Acclimate ghost shrimp with the drip method over 60–90 minutes. Their wide parameter tolerance doesn't eliminate acclimation sensitivity — the shift from store water to your water, especially if GH or pH differs significantly, can trigger a molting crisis in the first 48 hours. See [how to acclimate fish](/guides/how-to-acclimate-fish) for the full drip method walkthrough.

## Quick Reference

- **Tank size:** 5-gallon minimum; 10-gallon recommended for groups of 10–20
- **Temperature:** 65–80°F (18–27°C) — 72–78°F is the breeding sweet spot
- **pH:** 7.0–8.0 (stable; avoid active aquasoils)
- **GH:** 6–10 dGH (essential for successful molts)
- **Ammonia / Nitrite:** 0 ppm always — cycle the tank fully before adding shrimp
- **Nitrate:** Under 20 ppm; weekly small water changes
- **Diet:** Biofilm, detritus, algae; supplement with sinking pellets, algae wafers, and blanched vegetables
- **Filtration:** Sponge filter strongly preferred; intake guards required on HOB filters
- **Safe tank mates:** Nano fish (ember tetras, chili rasboras), otocinclus, nerite snails, mystery snails
- **Caution tank mates:** Bettas (temperament-dependent), small rasboras (larvae at risk)
- **Avoid:** Cichlids, goldfish, large gouramis, loaches, crayfish, any fish over 3 inches
- **Breeding:** Adults breed readily; larvae are planktonic and need infusoria, a species-only nursery tank, and no filter current for 1–3 weeks
- **Lifespan:** 1–1.5 years with stable parameters
- **ID check:** True *Palaemonetes paludosus* have short antennae and clear bodies; long claws or extra-long feelers indicate Whisker Shrimp mixed in
- **Never use:** Copper medications, fertilizers with trace copper, untreated tap water from copper plumbing
- **Acclimation:** Drip method over 60–90 minutes; avoid large parameter swings during the first 48 hours

## Frequently Asked Questions

### How long do ghost shrimp live?

Ghost shrimp are short-lived, typically surviving 1 to 1.5 years. Their lifespan is often cut short by poor acclimation or being sold as "feeders." Providing stable water parameters and high-quality food can help them reach their maximum age in a home aquarium.

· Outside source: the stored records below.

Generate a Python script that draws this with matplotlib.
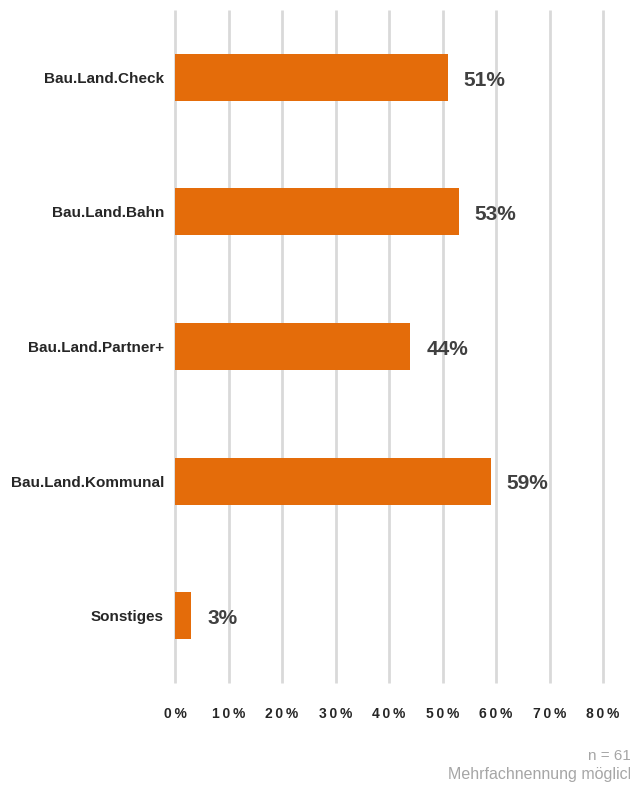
import matplotlib
matplotlib.use("Agg")
import matplotlib.pyplot as plt

# Survey shares per programme (percent)
categories = ["Bau.Land.Check", "Bau.Land.Bahn", "Bau.Land.Partner+",
              "Bau.Land.Kommunal", "Sonstiges"]
values = [51, 53, 44, 59, 3]
xticks = [0, 10, 20, 30, 40, 50, 60, 70, 80]
xtick_labels = [f"{t}%" for t in xticks]

plt.rcParams["font.family"] = ["Liberation Sans", "DejaVu Sans"]


def spaced(s):
    # widen the tick text a little with thin spaces between characters
    return "\u2009".join(s)


fig = plt.figure(figsize=(6.3, 7.85), dpi=100)
ax = fig.add_axes([175 / 630, 1 - 683 / 785, (603 - 175) / 630, (683 - 10) / 785])

ypos = list(range(len(categories)))
ax.barh(ypos, values, height=0.35, color="#E46C0A", zorder=3)

for y, v in zip(ypos, values):
    ax.annotate(f"{v}%", xy=(v, y), xytext=(11.5, -2), textcoords="offset points",
                ha="left", va="center", fontsize=15, fontweight="bold",
                color="#404040", zorder=4)

ax.set_xlim(0, 80)
ax.set_ylim(len(categories) - 0.5, -0.5)
ax.set_xticks(xticks)
ax.set_xticklabels([spaced(t) for t in xtick_labels], fontsize=10,
                   fontweight="bold", color="#262626")
ax.set_yticks(ypos)
ax.set_yticklabels(categories, fontsize=11, fontweight="bold", color="#262626")
ax.tick_params(axis="both", length=0)
ax.tick_params(axis="x", pad=17)
ax.tick_params(axis="y", pad=8)

ax.set_axisbelow(True)
for t in xticks:
    ax.axvline(t, color="#d9d9d9", linewidth=2, zorder=0, clip_on=False,
               solid_capstyle="butt")
for s in ax.spines.values():
    s.set_visible(False)

fig.text(631 / 630, 1 - 756 / 785, "n = 61", ha="right", va="center",
         fontsize=11, color="#a6a6a6")
fig.text(636 / 630, 1 - 774 / 785, "Mehrfachnennung möglich", ha="right", va="center",
         fontsize=11.5, color="#a6a6a6")

fig.savefig("out.png", dpi=100)
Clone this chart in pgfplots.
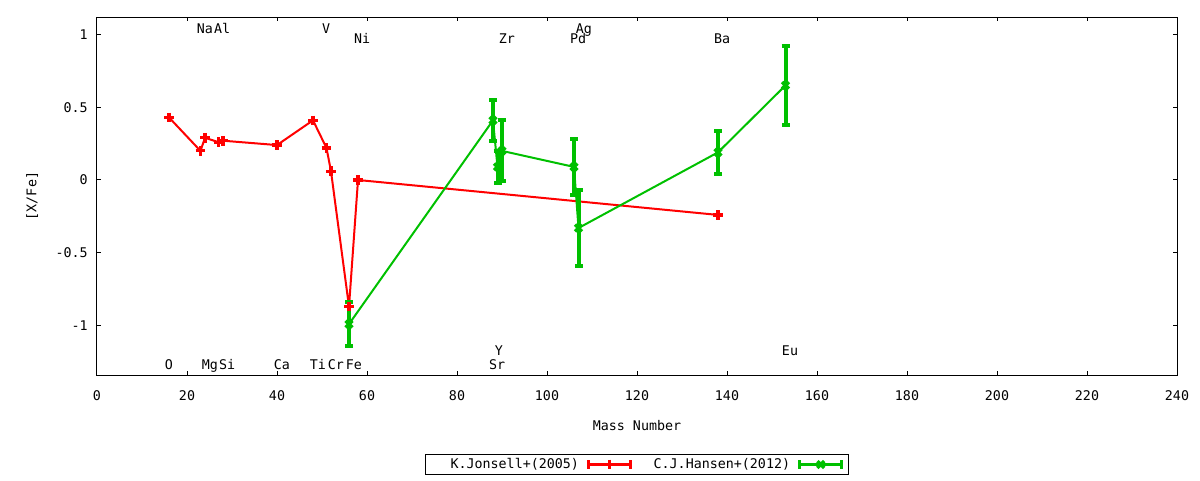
\documentclass[border=0pt]{standalone}
\usepackage{fontspec}
\setmainfont{DejaVu Sans Mono}
\setmonofont{DejaVu Sans Mono}
\usepackage{pgfplots}
\pgfplotsset{compat=1.18}
\definecolor{gpred}{RGB}{255,0,0}
\definecolor{gpgreen}{RGB}{0,192,0}
\pgfplotsset{
  errlegend/.style={
    legend image code/.code={
      \draw[##1, mark=none, line width=2.5pt] (0pt,0pt) -- (31.5pt,0pt);
      \draw[##1, mark=none, line width=2.5pt] (0pt,-3.2pt) -- (0pt,3.2pt) (31.5pt,-3.2pt) -- (31.5pt,3.2pt);
      \draw[##1, mark repeat=2, mark phase=2] plot coordinates {(0pt,0pt) (15.75pt,0pt) (31.5pt,0pt)};
    }
  }
}
\begin{document}
\begin{tikzpicture}
\path[use as bounding box] (-72.75pt,-78.75pt) rectangle (827.25pt,281.25pt);
\begin{axis}[
  at={(0,0)}, anchor=south west,
  scale only axis, width=810pt, height=268.5pt,
  xmin=0, xmax=240, ymin=-1.34, ymax=1.12,
  xtick={0,20,...,240},
  ytick={-1,-0.5,0,0.5,1}, yticklabels={-1,-0.5,0,0.5,1},
  tick align=inside, major tick length=3pt, minor tick num=0,
  axis line style={line width=0.75pt},
  tick style={line width=0.75pt, black},
  /pgf/number format/assume math mode=true,
  xticklabel style={yshift=-8.5pt},
  yticklabel style={xshift=-3.4pt},
  xlabel={Mass Number}, ylabel={[X/Fe]},
  xlabel style={at={(axis description cs:0.5,-0.14)}, anchor=center},
  ylabel style={at={(axis description cs:-0.060,0.5)}, anchor=center},
  clip=false,
  legend columns=2,
  legend plot pos=right,
  legend style={at={(0.5,-0.25)}, anchor=center, draw=black, line width=0.75pt,
    inner xsep=4pt, inner ysep=1pt,
    /tikz/every even column/.append style={column sep=14pt},
    /tikz/every odd column/.append style={column sep=4pt},
    nodes={inner sep=2pt}},
]
\addplot[gpred, line width=1.5pt, mark=+, mark size=3.6pt,
  mark options={line width=2.4pt, solid}, errlegend] coordinates {
  (16,0.43) (23,0.20) (24,0.29) (27,0.26) (28,0.27) (40,0.24)
  (48,0.41) (51,0.22) (52,0.06) (56,-0.87) (58,0.00) (138,-0.24)
};
\addlegendentry{\hspace*{13pt}K.Jonsell+(2005)}
\addplot[gpgreen, line width=1.5pt, mark=x, mark size=3.6pt,
  mark options={line width=2.6pt, solid}, errlegend,
  error bars/.cd, y dir=both, y explicit,
  error bar style={line width=3pt, gpgreen},
  error mark options={rotate=90, line width=3pt, mark size=3pt, gpgreen},
  ] table[x=x, y=y, y error=e] {
  x   y     e
  56  -0.99 0.15
  88  0.41  0.14
  89  0.09  0.11
  90  0.20  0.21
  106 0.09  0.19
  107 -0.33 0.26
  138 0.19  0.15
  153 0.65  0.27
};
\addlegendentry{C.J.Hansen+(2012)}
% element labels
\node[anchor=base] at (axis cs:24.0,1.008) {Na};
\node[anchor=base] at (axis cs:27.8,1.008) {Al};
\node[anchor=base] at (axis cs:50.9,1.008) {V};
\node[anchor=base] at (axis cs:108.2,1.008) {Ag};
\node[anchor=base] at (axis cs:58.9,0.94) {Ni};
\node[anchor=base] at (axis cs:91.1,0.94) {Zr};
\node[anchor=base] at (axis cs:106.9,0.94) {Pd};
\node[anchor=base] at (axis cs:138.9,0.94) {Ba};
\node[anchor=base] at (axis cs:16.0,-1.30) {O};
\node[anchor=base] at (axis cs:25.1,-1.30) {Mg};
\node[anchor=base] at (axis cs:28.9,-1.30) {Si};
\node[anchor=base] at (axis cs:41.1,-1.30) {Ca};
\node[anchor=base] at (axis cs:49.1,-1.30) {Ti};
\node[anchor=base] at (axis cs:53.1,-1.30) {Cr};
\node[anchor=base] at (axis cs:57.1,-1.30) {Fe};
\node[anchor=base] at (axis cs:88.9,-1.30) {Sr};
\node[anchor=base] at (axis cs:89.3,-1.206) {Y};
\node[anchor=base] at (axis cs:154.0,-1.206) {Eu};
\end{axis}
\end{tikzpicture}
\end{document}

### Do ghost shrimp eat fish poop?

No, ghost shrimp do not eat fish waste. They are scavengers that eat leftover fish food, algae, biofilm, and decaying plant matter. You must still perform regular gravel vacuums and water changes to remove fish waste from the system.

### Can ghost shrimp live with bettas?

It depends on the betta's temperament. While many bettas ignore ghost shrimp due to their transparency, some aggressive bettas will hunt and eat them. Always provide plenty of hiding places like Java Moss if keeping them together.

### Why did my ghost shrimp turn white?

If a ghost shrimp turns a milky, opaque white, it is likely suffering from muscular necrosis or a failed molt. This is often terminal and contagious. Ensure your water has enough calcium and magnesium (GH) to support healthy shell growth.

### Are ghost shrimp aggressive?

True Palaemonetes paludosus are peaceful. However, they are often misidentified at pet stores and sold alongside "Whisker Shrimp," which look similar but have longer feelers and can be aggressive toward small fish and other shrimp.